GÖZDE MEKÂN: ESKİ SARAY

Topkapı Sarayı’nın inşasından sonra devletin yönetim merkezi Saray-ı Atike’den yeni yapılan bu saraya taşınmıştır. Saray-ı Atike ise farklı amaçlarla kullanılmaya devam etmiştir. Bayramlarda padişah Eski Saray’a gelir, sultanlarla bayramlaşırdı. Ayrıca ilk dönemlerde bir harem dairesine sahip olmaması sebebiyle Topkapı Sarayı’nda yaşayan padişahların zaman zaman Eski Saray’ın harem dairesine gelip vakit geçirdiklerinden bahsedilir. Topkapı Sarayı’na bir harem inşa edildikten sonra ise vefat eden veya tahttan indirilen padişahın eşleri, kızları, valide sultan ve cariyeler buradan alınıp Eski Saray’a gönderilmiştir. Kanuni Sultan Süleyman devrinden sonra padişah kızlarının düğünleri Eski Saray’da yapılmaya başlanmıştır. Şehzadelerin sünnet düğünleri içinde tercih edilen gözde mekân yine Eski Saray olmuştur. Sarayda yapılan ilk sünnet düğünü ise Fatih Sultan Mehmet’in Şehzadesi Cem’in olmuştur. 1826’da Yeniçeri Ocağı’nın kaldırılmasıyla “ordu kumandanlığı” anlamına gelen “seraskerlik” makamına devredilene kadar Eski Saray önemini korumuştur. Bu sarayda yaşayan hanedan kadınlarının bir kısmı Topkapı Sarayı’na, bir kısmı ise Eyüp’te bulunan Çifte Saraylar’a alınmıştır. Bir süre seraskerlik makamının kullandığı saray 1866’da yıkılmış ve yerine bugün İstanbul Üniversitesi olarak kullanılan bina yapılmıştır.

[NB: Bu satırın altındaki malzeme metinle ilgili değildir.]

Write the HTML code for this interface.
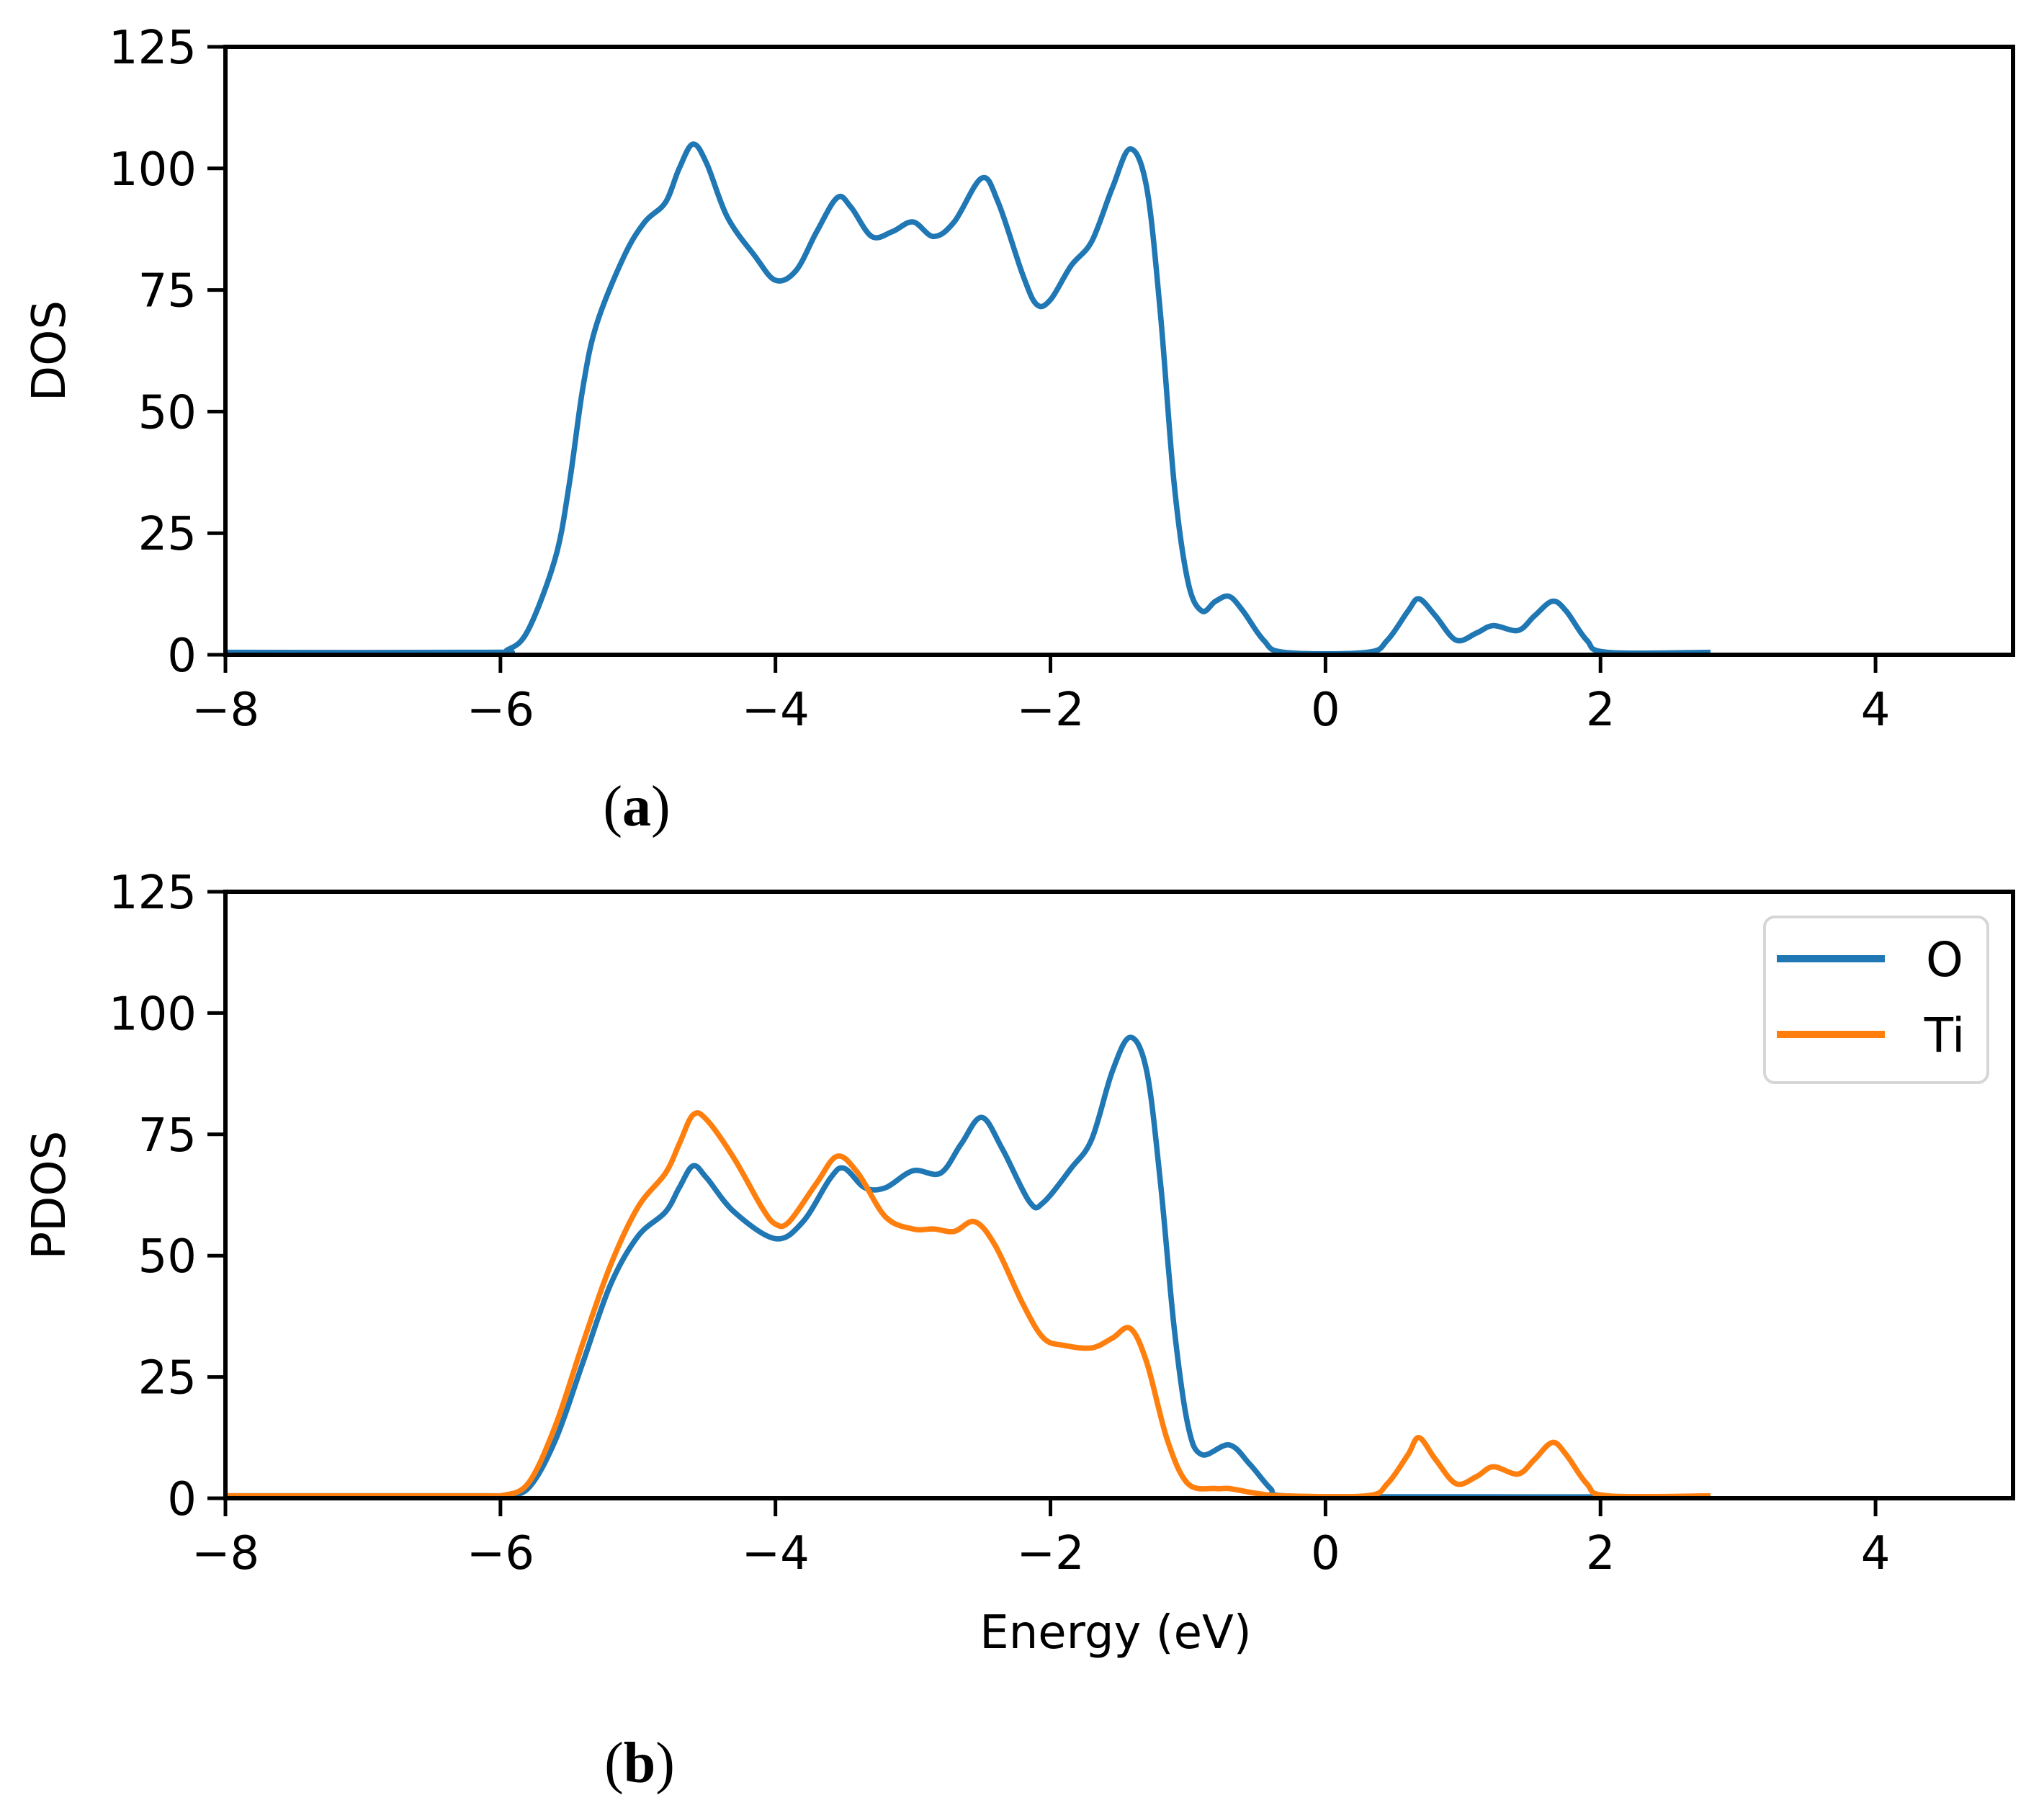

Sultan Mehmed, bu sarayı yaptırdıktan bir süre sonra dört asır boyunca devletin idare merkezi olarak kullanılacak olan Topkapı Sarayı’nın inşasına başlamıştır. Henüz yaptırdığı bir saray varken tekrar bir saraya ihtiyaç duyma sebebiyle ilgili tarihçiler eserlerinde bazı iddialara yer verir. Devletin hızla büyümesi ve saray erkânının genişlemesiyle daha büyük bir saraya ihtiyaç duyulmuştur. Ayrıca devletin emir komuta ve idare merkezinin şehrin ortasında olmasının sakıncalarının olduğunun düşünülmesi, büyük hükümdarların şehrin dışında oturma geleneğini sürdürme isteği ve bir kısım gayr-ı müslimin, padişahın düşmandan korktuğu için şehrin ortasına yerleştiğine dair dedikodular yayması, öne çıkan iddialardır.

İSTANBUL YANGINLARI

Saray-ı Atike tarihi boyunca birkaç defa yangın geçirmiştir. İlk defa 1540 yılında tadilatla onarılamayacak şekilde yanmış ve baştan inşa edilmiştir. Eskisinden daha güzel inşa edilen saray, öncekinden daha küçük bir alana inşa edilmiştir ve arazinin kalan kısmına Süleymaniye Külliyesi yapılmıştır. Saray, 1687 senesinde büyük bir yangın felaketi atlattıktan sonra 1715 ve 1726 yıllarında tekrar büyük yangınlar yaşamıştır. Özellikle, 1715 Ramazan Bayramı’nın ilk gününde yine Harem’den çıkan bir yangın, sarayın birçok yerine ulaşmış ve büyük zarar vermiştir. 1726’da Ramazan Bayramı’nın ilk günü bir kez daha yangın geçirmiş ve 1727’de yeni bölümler eklenerek tekrar restore edilmiştir. İstanbul’un bu ilk sarayı 1866’da yıkılmıştır ve yıkılan sarayın yerine İstanbul Üniversitesi’nin ana binası olan rektörlük binası yapılmıştır. Hepimizin hayatında o veya bu sebeple önünden geçtiği, belki de okuduğumuz okul olan tarihi İstanbul Üniversitesi binası, aslında İstanbul’a inşa edilmiş olan ilk saray olduğu gerçeği ile bizi karşılamaktadır.

Son olarak sarayımızla ilgili arşiv bilgilerine değinmek gerekirse, sarayın ilk dönemlerine dair günümüze ulaşmış bir resim bulunmamaktadır. Ancak 1700’lü yıllara dair çizilmiş resimlere rastlanır. Bu resimlerden sarayın geniş bir alana yayıldığı anlaşılmaktadır. Ayrıca sarayın 15-16. yüzyıllarına dair herhangi bir belgeye de arşiv kayıtlarında şimdiye kadar rastlanmamıştır. Sonraki yüzyıllara ait olan belgeler ise sarayın geçirdiği tadilatlar ile bunların masraflarıyla ilgili ayrıntılardan bahseder. Bu tadilatların çoğu ise yaşanan yangın felaketlerinden sonra yapılan tamiratlardır.